The only reason why I brought up the concept of a benchmark is because it is 
dead easy to provide the source for said benchmark and have backend servers 
simply time how long it takes to run it each status update. Each backend would 
simply then send the "time taken" and that would provide some measure of how 
beefy and/or loaded said server was.

The main consideration is one of consistency... unless there is some agreed 
upon "standard" then comparisons are worthless and the resulting load balancing 
will be inaccurate. For example, say that Apache is front-ending 10 servers, 5 
are Apache and other 5 are Foo, but Foo consistently falsifies it's capability 
simply to ensure that it gets all the traffic. Sure, you can adjust settings on 
the front end to offset that, but that defeats the whole purpose of some 
*accurate*, objective measure of capability.

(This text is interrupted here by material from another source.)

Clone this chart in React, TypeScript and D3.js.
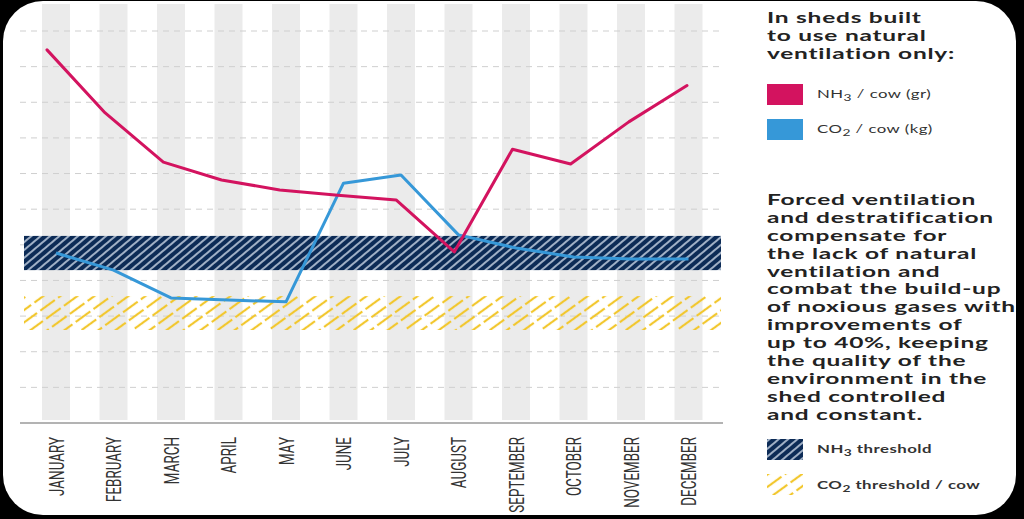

Yeah, I recall JR posting something after I brought up this topic at one of my 
ApacheCon sessions...

Maybe it's more of an "availability factor" than a load factor... with 0 being 
"send me nothing" and 1 being "I am completely unloaded" and decimal values 
between indicating their "availability" to handle traffic.

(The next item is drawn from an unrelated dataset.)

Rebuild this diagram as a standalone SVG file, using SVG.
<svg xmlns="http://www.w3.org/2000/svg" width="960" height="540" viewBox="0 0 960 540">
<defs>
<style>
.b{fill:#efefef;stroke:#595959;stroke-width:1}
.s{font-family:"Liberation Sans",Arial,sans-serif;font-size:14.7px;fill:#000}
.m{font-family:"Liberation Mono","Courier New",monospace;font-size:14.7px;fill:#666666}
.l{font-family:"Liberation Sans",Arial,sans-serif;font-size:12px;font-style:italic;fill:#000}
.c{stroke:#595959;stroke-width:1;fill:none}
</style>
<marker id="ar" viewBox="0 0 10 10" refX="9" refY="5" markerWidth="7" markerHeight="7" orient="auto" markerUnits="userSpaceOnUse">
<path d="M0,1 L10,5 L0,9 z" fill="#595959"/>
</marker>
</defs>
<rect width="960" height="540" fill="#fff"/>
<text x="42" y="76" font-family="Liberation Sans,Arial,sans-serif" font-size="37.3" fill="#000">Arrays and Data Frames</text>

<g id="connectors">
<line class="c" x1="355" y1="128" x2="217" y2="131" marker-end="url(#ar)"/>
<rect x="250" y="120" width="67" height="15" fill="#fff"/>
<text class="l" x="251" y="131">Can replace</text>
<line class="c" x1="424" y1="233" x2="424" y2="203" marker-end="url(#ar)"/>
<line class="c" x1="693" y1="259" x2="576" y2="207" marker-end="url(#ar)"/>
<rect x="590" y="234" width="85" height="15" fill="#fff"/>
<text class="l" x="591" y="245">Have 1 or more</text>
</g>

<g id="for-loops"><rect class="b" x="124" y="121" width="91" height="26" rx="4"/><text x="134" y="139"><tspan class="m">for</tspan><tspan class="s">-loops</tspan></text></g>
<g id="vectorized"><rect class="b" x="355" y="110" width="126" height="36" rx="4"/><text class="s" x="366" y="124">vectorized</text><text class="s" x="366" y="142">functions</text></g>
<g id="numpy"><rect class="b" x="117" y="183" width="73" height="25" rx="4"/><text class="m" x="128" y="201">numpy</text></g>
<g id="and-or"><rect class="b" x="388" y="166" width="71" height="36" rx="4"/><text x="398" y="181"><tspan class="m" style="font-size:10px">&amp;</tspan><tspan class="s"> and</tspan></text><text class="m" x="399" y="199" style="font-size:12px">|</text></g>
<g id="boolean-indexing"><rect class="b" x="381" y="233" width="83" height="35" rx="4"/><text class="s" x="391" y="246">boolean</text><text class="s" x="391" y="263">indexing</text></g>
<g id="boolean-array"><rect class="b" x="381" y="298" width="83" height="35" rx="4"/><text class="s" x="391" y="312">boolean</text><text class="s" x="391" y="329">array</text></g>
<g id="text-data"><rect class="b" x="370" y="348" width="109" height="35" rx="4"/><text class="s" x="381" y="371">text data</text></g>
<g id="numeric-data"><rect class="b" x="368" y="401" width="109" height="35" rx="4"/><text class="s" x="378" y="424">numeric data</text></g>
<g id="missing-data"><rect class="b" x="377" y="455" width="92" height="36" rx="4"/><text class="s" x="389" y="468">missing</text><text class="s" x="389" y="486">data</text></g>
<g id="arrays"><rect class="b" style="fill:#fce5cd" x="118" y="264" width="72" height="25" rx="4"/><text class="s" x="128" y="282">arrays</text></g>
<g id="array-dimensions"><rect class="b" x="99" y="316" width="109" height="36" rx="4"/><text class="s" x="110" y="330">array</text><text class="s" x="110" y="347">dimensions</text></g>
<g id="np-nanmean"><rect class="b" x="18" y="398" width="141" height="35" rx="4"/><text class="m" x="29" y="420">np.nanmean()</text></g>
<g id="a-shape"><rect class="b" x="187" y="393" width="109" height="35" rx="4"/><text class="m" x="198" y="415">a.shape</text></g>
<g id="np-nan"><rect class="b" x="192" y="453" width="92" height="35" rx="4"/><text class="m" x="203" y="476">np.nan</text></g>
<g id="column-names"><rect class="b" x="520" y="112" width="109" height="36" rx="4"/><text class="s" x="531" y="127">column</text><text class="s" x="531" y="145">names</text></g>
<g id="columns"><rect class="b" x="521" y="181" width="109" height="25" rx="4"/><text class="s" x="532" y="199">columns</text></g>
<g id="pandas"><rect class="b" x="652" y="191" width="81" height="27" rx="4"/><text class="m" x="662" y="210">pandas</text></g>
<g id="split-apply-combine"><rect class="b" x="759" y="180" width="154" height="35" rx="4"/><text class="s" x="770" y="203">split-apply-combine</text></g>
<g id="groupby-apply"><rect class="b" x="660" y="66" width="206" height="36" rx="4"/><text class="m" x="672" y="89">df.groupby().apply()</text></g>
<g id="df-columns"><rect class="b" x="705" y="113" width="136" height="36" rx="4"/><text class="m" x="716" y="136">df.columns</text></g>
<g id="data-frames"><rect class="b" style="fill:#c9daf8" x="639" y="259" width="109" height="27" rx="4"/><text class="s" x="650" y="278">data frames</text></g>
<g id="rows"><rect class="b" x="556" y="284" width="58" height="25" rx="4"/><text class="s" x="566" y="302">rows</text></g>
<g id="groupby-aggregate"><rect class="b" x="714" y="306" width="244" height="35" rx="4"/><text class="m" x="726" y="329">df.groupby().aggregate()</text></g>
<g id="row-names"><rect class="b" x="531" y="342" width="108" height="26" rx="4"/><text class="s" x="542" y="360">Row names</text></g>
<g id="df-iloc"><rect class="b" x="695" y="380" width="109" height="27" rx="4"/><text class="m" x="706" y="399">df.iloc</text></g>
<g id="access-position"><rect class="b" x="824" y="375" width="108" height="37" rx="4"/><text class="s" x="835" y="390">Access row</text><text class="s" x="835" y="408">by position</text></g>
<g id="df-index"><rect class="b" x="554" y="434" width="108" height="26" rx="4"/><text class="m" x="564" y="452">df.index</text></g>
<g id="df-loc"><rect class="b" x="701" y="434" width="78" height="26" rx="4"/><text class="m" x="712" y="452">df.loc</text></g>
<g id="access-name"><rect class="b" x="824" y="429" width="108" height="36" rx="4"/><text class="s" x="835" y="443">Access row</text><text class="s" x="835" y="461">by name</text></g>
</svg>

> On Oct 30, 2018, at 9:06 AM, Daniel Ruggeri <[email protected]> wrote:
> 
> Hi, Jim J;
> I recall a while back that Jim Riggs proposed a spec for exactly this a while 
> back... I think it was shared here on list and some light iteration was done. 

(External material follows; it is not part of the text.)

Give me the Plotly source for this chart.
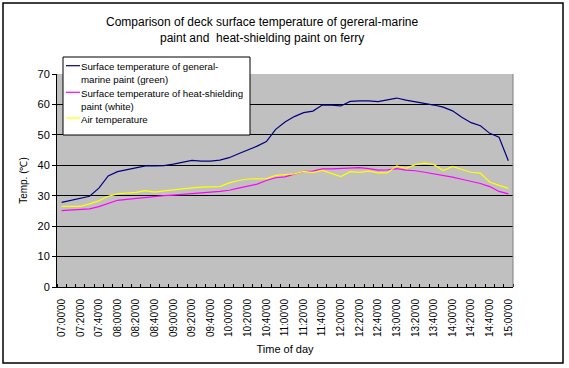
import plotly.graph_objects as go

times = [f"{h:02d}:{m:02d}'00" for h in range(7, 15) for m in range(0, 60, 10)] + ["15:00'00"]

general_marine = [27.8, 28.5, 29.0, 29.8, 32.5, 36.5, 37.9, 38.5, 39.2, 39.8,
                  39.8, 39.9, 40.4, 41.0, 41.6, 41.4, 41.4, 41.7, 42.5, 43.8,
                  45.0, 46.3, 47.8, 51.8, 54.2, 56.0, 57.3, 57.8, 59.8, 59.8,
                  59.5, 61.0, 61.2, 61.2, 60.9, 61.5, 62.1, 61.4, 60.9, 60.5,
                  59.8, 59.1, 57.9, 55.8, 54.0, 53.0, 50.5, 49.2, 41.5]

heat_shielding = [25.1, 25.3, 25.4, 25.7, 26.4, 27.5, 28.5, 28.8, 29.1, 29.6,
                  29.9, 30.0, 30.2, 30.5, 30.6, 30.9, 31.2, 31.4, 31.8, 32.5,
                  33.2, 33.8, 35.0, 35.9, 36.2, 37.0, 38.0, 38.1, 38.8, 38.8,
                  38.9, 39.1, 39.2, 38.9, 38.4, 38.5, 38.9, 38.4, 38.2, 37.7,
                  37.2, 36.7, 36.1, 35.4, 34.8, 34.0, 33.0, 31.4, 30.6]

air_temp = [26.5, 26.5, 26.5, 27.3, 28.3, 29.8, 30.6, 30.9, 31.1, 31.7,
            31.2, 31.6, 32.0, 32.4, 32.6, 32.8, 32.9, 33.0, 34.2, 35.0,
            35.5, 35.5, 35.6, 36.7, 37.0, 37.2, 38.0, 37.6, 38.3, 37.4,
            36.3, 37.9, 37.7, 38.1, 37.5, 37.5, 39.8, 39.0, 40.2, 40.7,
            40.2, 38.3, 39.6, 38.6, 37.7, 37.4, 34.5, 33.4, 32.4]

series_names = ["Surface temperature of general-<br>marine paint (green)",
                "Surface temperature of heat-shielding<br>paint (white)",
                "Air temperature"]
series_colors = ["#000080", "#FF00FF", "#FFFF00"]
title_lines = ["Comparison of deck surface temperature of gereral-marine",
               "paint and\u00a0 heat-shielding paint on ferry"]

FONT = "Liberation Sans"
W, H = 569, 368
L, R, T, B = 57, 56, 74, 81
PW, PH = W - L - R, H - T - B


def px(x):
    return (x - L) / PW


def py(y):
    return (H - B - y) / PH


idx = list(range(len(times)))

fig = go.Figure()
for name, vals, col in zip(series_names, [general_marine, heat_shielding, air_temp], series_colors):
    fig.add_trace(go.Scatter(x=idx, y=vals, mode="lines", name=name, showlegend=False,
                             line=dict(color=col, width=1.2), hoverinfo="skip"))

fig.update_layout(
    width=W, height=H,
    margin=dict(l=L, r=R, t=T, b=B, autoexpand=False),
    paper_bgcolor="white", plot_bgcolor="#C0C0C0",
    font=dict(family=FONT, size=11, color="black"),
    showlegend=False,
)

fig.update_xaxes(
    range=[-0.5, len(times) - 0.5],
    tickmode="array", tickvals=idx[::2], ticktext=times[::2],
    tickangle=-90, ticks="", tickfont=dict(family=FONT, size=10),
    ticklabelstandoff=7,
    showgrid=False, zeroline=False,
    showline=True, linecolor="black", linewidth=1,
    minor=dict(ticks="inside", tick0=0.5, dtick=1, ticklen=3, tickcolor="black", showgrid=False),
    title=dict(text="Time of day", font=dict(family=FONT, size=11), standoff=9),
)
fig.update_yaxes(
    range=[0, 70], dtick=10, tick0=0,
    ticks="outside", ticklen=4, tickcolor="black",
    showgrid=True, gridcolor="black", gridwidth=1,
    zeroline=False, showline=True, linecolor="black", linewidth=1,
    tickfont=dict(family=FONT, size=11),
    title=dict(text="Temp. (℃)", font=dict(family=FONT, size=10), standoff=8),
)

# title lines
for txt, yc in zip(title_lines, [22, 38]):
    fig.add_annotation(text=txt, xref="paper", yref="paper", x=px(262), y=py(yc),
                       xanchor="center", yanchor="middle", showarrow=False,
                       font=dict(family=FONT, size=12, color="black"))

# right edge of plot area
fig.add_shape(type="line", xref="paper", yref="paper", x0=1, x1=1, y0=0, y1=1,
              line=dict(color="#808080", width=1))

# custom legend box
fig.add_shape(type="rect", xref="paper", yref="paper",
              x0=px(63), x1=px(250), y0=py(135), y1=py(57),
              line=dict(color="black", width=1), fillcolor="white", layer="above")
entry_y = [65.7, 92.3, 118]
for name, col, ey in zip(series_names, series_colors, entry_y):
    fig.add_shape(type="line", xref="paper", yref="paper",
                  x0=px(66), x1=px(80), y0=py(ey), y1=py(ey),
                  line=dict(color=col, width=1.2), layer="above")
    fig.add_annotation(text=name, xref="paper", yref="paper", x=px(79), y=py(ey - 6.5),
                       xanchor="left", yanchor="top", align="left", showarrow=False,
                       font=dict(family=FONT, size=9.7, color="black"))

# outer chart border
fig.add_shape(type="rect", xref="paper", yref="paper",
              x0=px(3), x1=px(563), y0=py(363), y1=py(3),
              line=dict(color="black", width=1.5), fillcolor="rgba(0,0,0,0)", layer="above")

fig.write_html("out.html", config={"displayModeBar": False, "staticPlot": True},
               post_script="document.body.style.margin='0';")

> IIUC, he was even planning to present it at ACNA until travel plans fell 
> through.
> 
> Hi, Jim R;
> Any chance you have the latest and greatest, or is the version from the list 
> archives current state?
> 
> 
> One of the things I recall *really liking* from the recommendation is letting 
> the backend decide its factor based on whatever it believes is most 
> important. In some servers, that may be available threads. In others it could 
> be percentage of memory used. Still yet, other servers may decide based on 
> number of idle GPUs on-system. I think this is roughly the same you are 
> suggesting, Jim J, but I struggle to think of a universal benchmark because 
> backends are so varied.
> -- 
> Daniel Ruggeri
> 
> On October 30, 2018 7:53:20 AM CDT, Jim Jagielski <[email protected]> wrote:
> As some of you know, one of my passions and area of focus is
> on the use of Apache httpd as a reverse proxy and, as such, load
> balancing, failover, etc are of vital interest to me.
> 
> One topic which I have mulling over, off and on, has been the
> idea of some sort of universal load number, that could be used
> and agreed upon by web servers. Right now, the reverse proxy
> "guesses" the load on the backend servers which is OK, and
> works well enough, but it would be great if it actually "knew"
> the current loads on those servers. I already have code that
> shares basic architectural info, such as number of CPUs, available
> memory, loadavg, etc which can help, of course, but again, all
> this info can be used to *infer* the current status of those backend
> servers; it doesn't really provide what the current load actually
> *is*.
> 
> So I was thinking maybe some sort of small, simple and "fast"
> benchmark which could be run by the backends as part of their
> "status" update to the front-end reverse proxy server... something
> that shows general capability at that point in time, like Hanoi or
> something similar. Or maybe some hash function. Some simple code
> that could be used to create that "universal" load number.